If you could stop telling me how to spend my money, that’d be great, thanks. Obviously I’m not buying the same stuff just because it’s been rereleased. What an absurd exaggeration. I’m buying it for the new content. New versions of songs I adore and the inevitable bonus content. I mean seriously, did you just come on this thread to say that? No wonder I stopped visiting this forum.
For the most part I agree, although, I do think "Crystal Ship" and "Light My Fire" (second performance) would have been viable inclusions. In the case of "Light My Fire," the band plays quite well (and Ray's keyboard set up at the Aquarius is a better fit for the song), and to add more intensity to the final vocal lines of the performance, a clean edit from a 1970 performance would have resolved any vocal deficiency. I mention "Light My Fire" because with respect to the inclusion of a "long" Doors standard, I think "When The Music's Over" drags out. It probably fits better with the overall sequencing and theme of "Absolutely Live," but I think there were better options (either "Light My Fire" or the "Mystery Train" medley). I suspect Rothchild was avoiding live material from "Morrison Hotel" because it had been released just five months prior.
Some great tracks on it, and overall a good album, but I don't like it quite enough to go out and buy again. I'm perfectly happy with my VG+ first pressing, which sounds fantastic.
"Witness"? I don't recall a witness, only an angel...? Or I've not listened hard enough to the remixes!
I never understood why the Doors weren’t recording concerts more often. It seems most of the other 60’s bands did, yet they didn’t.

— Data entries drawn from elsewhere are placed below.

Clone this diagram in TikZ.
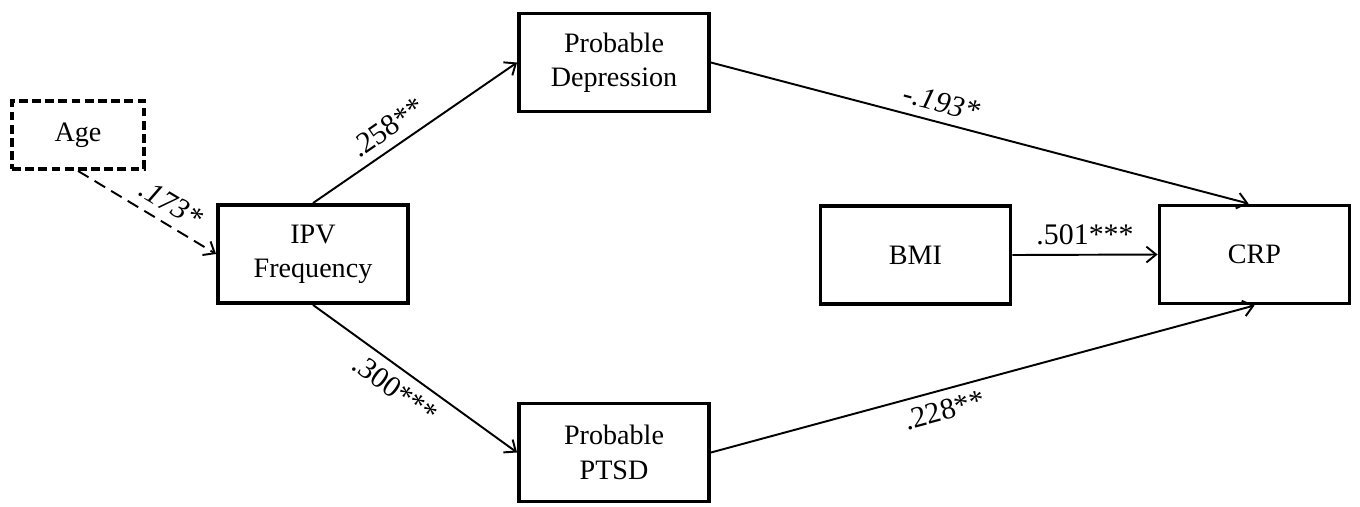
\documentclass[tikz,border=0pt]{standalone}
\usepackage{fontspec}
\setmainfont{Liberation Serif}
\usetikzlibrary{arrows.meta}

\tikzset{
  box/.style={draw, line width=2.2pt, minimum width=3.8cm, minimum height=1.96cm,
    align=center, inner sep=0pt, font=\fontsize{16}{19.5}\selectfont},
  ctrlbox/.style={box, dash pattern=on 5pt off 2.5pt, minimum width=2.64cm, minimum height=1.36cm},
  path/.style={line width=1.1pt, -{Straight Barb[length=5.5pt,width=9pt,line width=1.1pt]}},
  coef/.style={font=\fontsize{17}{20}\selectfont, inner sep=5pt}
}

\begin{document}
\begin{tikzpicture}
  \useasboundingbox (0,0) rectangle (27.2,-10.12);
  % variables
  \node[ctrlbox] (age) at (1.56,-2.7) {Age};
  \node[box] (ipv) at (6.26,-5.08) {IPV\\Frequency};
  \node[box] (dep) at (12.28,-1.25) {Probable\\Depression};
  \node[box] (ptsd) at (12.28,-9.05) {Probable\\PTSD};
  \node[box] (bmi) at (18.31,-5.1) {BMI};
  \node[box] (crp) at (25.09,-5.09) {CRP};
  % paths
  \draw[path, dash pattern=on 7pt off 4pt] (age.south) -- node[coef, pos=0.6, sloped, above] {\itshape .173*} (ipv.west);
  \draw[path] (ipv.north) -- node[coef, pos=0.42, sloped, above] {.258**} (dep.west);
  \draw[path] (ipv.south) -- node[coef, pos=0.46, sloped, below] {.300***} (ptsd.west);
  \draw[path] (dep.east) -- node[coef, pos=0.42, sloped, above] {\itshape -.193*} ([xshift=-0.12cm]crp.north);
  \draw[path] (ptsd.east) -- node[coef, pos=0.42, sloped, below] {.228**} (crp.south);
  \draw[path] (bmi.east) -- node[coef, above] {.501***} (crp.west);
\end{tikzpicture}
\end{document}
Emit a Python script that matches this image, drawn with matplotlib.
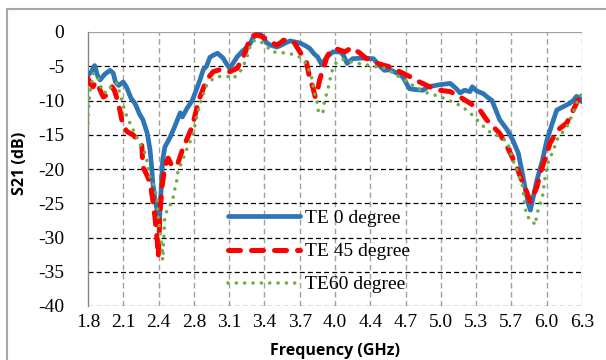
import matplotlib
matplotlib.use('Agg')
import matplotlib.pyplot as plt
from matplotlib.patches import Rectangle
import numpy as np

# S21 traces (GHz, dB)
freq_te0 = [1.80, 1.83, 1.86, 1.89, 1.91, 1.95, 2.00, 2.03, 2.05, 2.08, 2.12, 2.15, 2.19, 2.23,
            2.27, 2.30, 2.34, 2.365, 2.38, 2.39, 2.41, 2.43, 2.44, 2.45, 2.456, 2.47, 2.48, 2.50,
            2.55, 2.59, 2.64, 2.66, 2.68, 2.70, 2.75, 2.79, 2.82, 2.85, 2.88, 2.91, 2.94, 2.98,
            3.03, 3.06, 3.09, 3.12, 3.16, 3.20, 3.25, 3.28, 3.30, 3.35, 3.37, 3.39, 3.43, 3.46,
            3.52, 3.55, 3.60, 3.64, 3.70, 3.73, 3.78, 3.82, 3.86, 3.89, 3.93, 3.96, 3.98, 4.03,
            4.10, 4.13, 4.16, 4.21, 4.30, 4.40, 4.46, 4.50, 4.55, 4.60, 4.64, 4.67, 4.70, 4.73,
            4.78, 4.85, 4.90, 5.00, 5.10, 5.15, 5.19, 5.23, 5.28, 5.30, 5.34, 5.40, 5.43, 5.48,
            5.55, 5.62, 5.67, 5.72, 5.75, 5.78, 5.81, 5.83, 5.85, 5.89, 5.94, 5.98, 6.03, 6.07,
            6.13, 6.19, 6.22, 6.25, 6.28, 6.30]
s21_te0 = [-6.3, -5.8, -4.9, -6.5, -7.0, -6.2, -5.6, -6.0, -7.3, -7.8, -7.3, -8.0, -9.6, -10.5,
           -12.0, -12.8, -14.8, -17.2, -19.7, -22.0, -24.5, -26.0, -27.4, -28.0, -26.0, -22.0, -18.7, -16.8,
           -15.3, -13.8, -11.8, -12.4, -11.8, -11.2, -10.0, -8.3, -7.0, -5.5, -5.0, -3.7, -3.4, -3.1,
           -3.8, -4.6, -5.3, -4.6, -3.6, -2.9, -2.2, -1.6, -0.9, -0.2, -0.3, -0.7, -1.6, -1.9,
           -2.2, -2.0, -1.6, -1.3, -1.5, -1.6, -2.0, -2.4, -3.2, -3.6, -4.8, -4.0, -3.6, -2.9,
           -2.9, -3.5, -4.6, -3.9, -3.8, -3.9, -5.0, -5.6, -5.5, -5.9, -6.2, -6.6, -7.5, -8.3,
           -8.4, -8.5, -8.0, -7.7, -7.5, -8.2, -8.9, -8.5, -8.7, -8.0, -8.6, -9.0, -9.4, -10.0,
           -12.8, -14.3, -15.8, -17.7, -20.1, -22.6, -25.0, -26.0, -24.5, -21.6, -18.7, -15.8, -13.3, -11.4,
           -10.9, -10.4, -10.0, -9.4, -9.7, -10.2]

freq_te45 = [1.80, 1.82, 1.845, 1.87, 1.89, 1.91, 1.94, 1.96, 1.99, 2.02, 2.04, 2.06, 2.09, 2.12,
             2.16, 2.21, 2.255, 2.29, 2.30, 2.34, 2.365, 2.39, 2.41, 2.43, 2.44, 2.456, 2.474, 2.50,
             2.53, 2.57, 2.62, 2.66, 2.71, 2.75, 2.78, 2.82,
             2.88, 2.94, 3.00, 3.05, 3.09, 3.16, 3.20, 3.23, 3.28, 3.33, 3.39, 3.48, 3.52, 3.56,
             3.58, 3.64, 3.68, 3.73, 3.79, 3.82, 3.85, 3.87, 3.89, 3.91, 3.94, 3.98, 4.02, 4.07,
             4.14, 4.20, 4.27, 4.33, 4.44, 4.55, 4.64, 4.73, 4.82, 4.94, 5.00, 5.10, 5.19, 5.28,
             5.37, 5.43, 5.55, 5.62, 5.69, 5.75, 5.80, 5.83, 5.85, 5.89, 5.92, 5.98, 6.01, 6.08,
             6.16, 6.19, 6.25, 6.28, 6.30]
s21_te45 = [-6.8, -7.5, -8.0, -7.3, -7.5, -8.5, -9.5, -9.3, -8.8, -8.0, -8.5, -9.5, -11.4, -13.8,
            -14.6, -15.0, -15.8, -16.5, -19.7, -21.0, -22.0, -24.5, -27.0, -30.4, -32.8, -26.4, -22.6, -19.7,
            -18.4, -19.7, -19.1, -17.2, -15.3, -13.8, -11.8, -9.5,
            -7.0, -5.8, -5.5, -5.8, -5.8, -5.3, -4.0, -3.1, -0.7, -0.4, -0.7, -1.6, -1.9, -1.5,
            -1.2, -1.2, -1.6, -2.9, -4.4, -6.8, -8.2, -9.5, -8.5, -7.0, -5.5, -3.5, -2.6, -2.5,
            -2.9, -2.3, -3.0, -3.8, -4.6, -5.1, -5.8, -6.5, -7.3, -8.2, -8.5, -8.7, -9.5, -10.4,
            -11.4, -12.8, -14.8, -16.8, -19.1, -21.6, -23.5, -24.8, -24.1, -22.6, -20.6, -17.7, -16.2, -14.3,
            -13.3, -12.4, -10.4, -9.5, -8.7]

freq_te60 = [1.80, 1.803, 1.81, 1.82, 1.84, 1.85, 1.88, 1.91, 1.93, 1.98, 2.02, 2.06, 2.11, 2.14,
             2.20, 2.27, 2.32, 2.34, 2.365, 2.39, 2.41, 2.43, 2.44, 2.456, 2.474, 2.48, 2.50, 2.53,
             2.565, 2.59, 2.61, 2.62, 2.656, 2.684, 2.73, 2.76, 2.79, 2.83, 2.88, 2.94, 3.00, 3.09,
             3.12, 3.18, 3.24, 3.28, 3.31, 3.35, 3.39, 3.48, 3.55, 3.62, 3.70, 3.76, 3.80, 3.84,
             3.86, 3.89, 3.90, 3.94, 3.95, 3.99, 4.02, 4.06, 4.12, 4.21, 4.30, 4.40, 4.51, 4.60,
             4.72, 4.85, 5.00, 5.12, 5.21, 5.30, 5.39, 5.46, 5.55, 5.62, 5.67, 5.72, 5.76, 5.78,
             5.80, 5.85, 5.87, 5.90, 5.94, 5.96, 5.99, 6.04, 6.08, 6.16, 6.22, 6.26, 6.30]
s21_te60 = [-13.3, -11.5, -10.0, -8.5, -7.0, -6.0, -6.3, -7.5, -8.8, -8.8, -7.7, -7.4, -10.0, -11.8,
            -13.9, -16.2, -17.7, -19.1, -21.2, -22.0, -23.0, -24.5, -27.0, -29.4, -31.4, -33.3, -27.0, -25.5,
            -25.0, -23.0, -21.6, -20.2, -19.0, -17.7, -16.0, -14.8, -12.4, -10.0, -7.8, -6.8, -6.5, -6.5,
            -6.8, -6.0, -4.1, -1.9, -1.3, -1.2, -1.6, -2.9, -3.0, -3.1, -3.4, -4.0, -5.0, -6.8,
            -8.8, -10.4, -11.8, -11.8, -10.5, -8.0, -5.8, -4.5, -4.0, -4.4, -4.7, -5.0, -5.3, -6.2,
            -7.4, -8.7, -9.4, -10.2, -10.9, -12.1, -13.6, -14.6, -15.3, -16.0, -18.7, -20.6, -22.6, -25.5,
            -27.0, -27.4, -28.2, -26.0, -24.1, -21.6, -19.1, -17.2, -15.5, -13.9, -11.8, -10.0, -8.9]

x_ticks = ['1.8', '2.1', '2.4', '2.8', '3.1', '3.4', '3.7', '4.0',
           '4.4', '4.7', '5.0', '5.3', '5.7', '6.0', '6.3']
y_ticks = [0, -5, -10, -15, -20, -25, -30, -35, -40]

plt.rcParams['axes.unicode_minus'] = False
serif = 'Liberation Serif'

fig = plt.figure(figsize=(6.06, 3.6), dpi=100)
# chart area border (only left and top edges show)
fig.patches.append(Rectangle((7 / 606, -0.05), 1.2, 1 - 9 / 360 + 0.05, transform=fig.transFigure,
                             fill=False, edgecolor='#a6a6a6', lw=1.5))
ax = fig.add_axes([88 / 606, 1 - 306 / 360, 494 / 606, 274 / 360])

ax.plot(freq_te0, s21_te0, color='#2E75B6', lw=3.4, solid_joinstyle='round',
        solid_capstyle='round', label='TE 0 degree', zorder=3)
ax.plot(freq_te45, s21_te45, color='#FF0000', lw=3.6, dashes=(2.4, 2.2),
        dash_capstyle='round', dash_joinstyle='round', label='TE 45 degree', zorder=4)
ax.plot(freq_te60, s21_te60, color='#70AD47', lw=2.6, dashes=(0.01, 2.3),
        dash_capstyle='round', label='TE60 degree', zorder=5)

xt = np.linspace(1.8, 6.3, len(x_ticks))
ax.set_xlim(1.8, 6.3)
ax.set_ylim(-40, 0)
ax.set_xticks(xt)
ax.set_xticklabels(x_ticks, fontfamily=serif, fontsize=14)
ax.set_yticks(y_ticks)
ax.set_yticklabels([str(v) for v in y_ticks], fontfamily=serif, fontsize=14)
ax.tick_params(axis='both', length=0)
ax.tick_params(axis='y', pad=17)
ax.tick_params(axis='x', pad=6)

# grid: grey dashed verticals, black dashed horizontals
for x in xt[1:]:
    ax.axvline(x, color='#a0a0a0', lw=1.0, ls=(0, (4, 2.5)), zorder=1)
for y in y_ticks:
    ax.axhline(y, color='black' if y != 0 else '#a0a0a0', lw=0.9,
               ls=(0, (4, 2.5)) if y != 0 else '-', zorder=1)

for side in ['top', 'right', 'bottom']:
    ax.spines[side].set_visible(False)
ax.spines['left'].set_color('#868686')
ax.spines['left'].set_linewidth(1.0)

ax.set_ylabel('S21 (dB)', fontfamily='Open Sans', fontweight='bold', fontsize=11.5)
ax.yaxis.set_label_coords(-0.121, 0.52)
ax.set_xlabel('Frequency (GHz)', fontfamily='Open Sans', fontweight='bold', fontsize=11.5)
ax.xaxis.set_label_coords(0.5, -0.135)

leg = ax.legend(loc='upper left', bbox_to_anchor=(0.283, 0.352), frameon=False,
                prop={'family': serif, 'size': 14}, handlelength=3.7, handletextpad=0.25,
                labelspacing=0.8, borderaxespad=0, borderpad=0)

fig.savefig('out.png', dpi=100)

If anybody has a good answer to this I’d love to hear it.
that "had" to be sugerman. and btw. i'm one of the "marchers' on that "unknown solider" track. i was about 12 or 13 and hanging around a lot of paul's sessions. he kinda took me under his wing, plus i could roll joints like a "pro". paul was my next neighbor, a mentor and "friend" and a long time associate of my pop's, who had first signed the doors to columbia in 65. trivial.. perhaps, but noteworthy ha.
ha! i just posted that. for sure, it was. danny put me in his books "no one here gets out alive" and also "tales of glamour and excess on wonderland". but by then he was really pissed at me. we were able to reconcile before he died, thankfully. he was a good friend but we were a collective mess, and trouble 'together".
Why they didn't record their performance at Madison Square Garden with Curtis Amy on sax, a full orchestra and Harvey Brooks on bass in front of 20,000 fans is beyond me.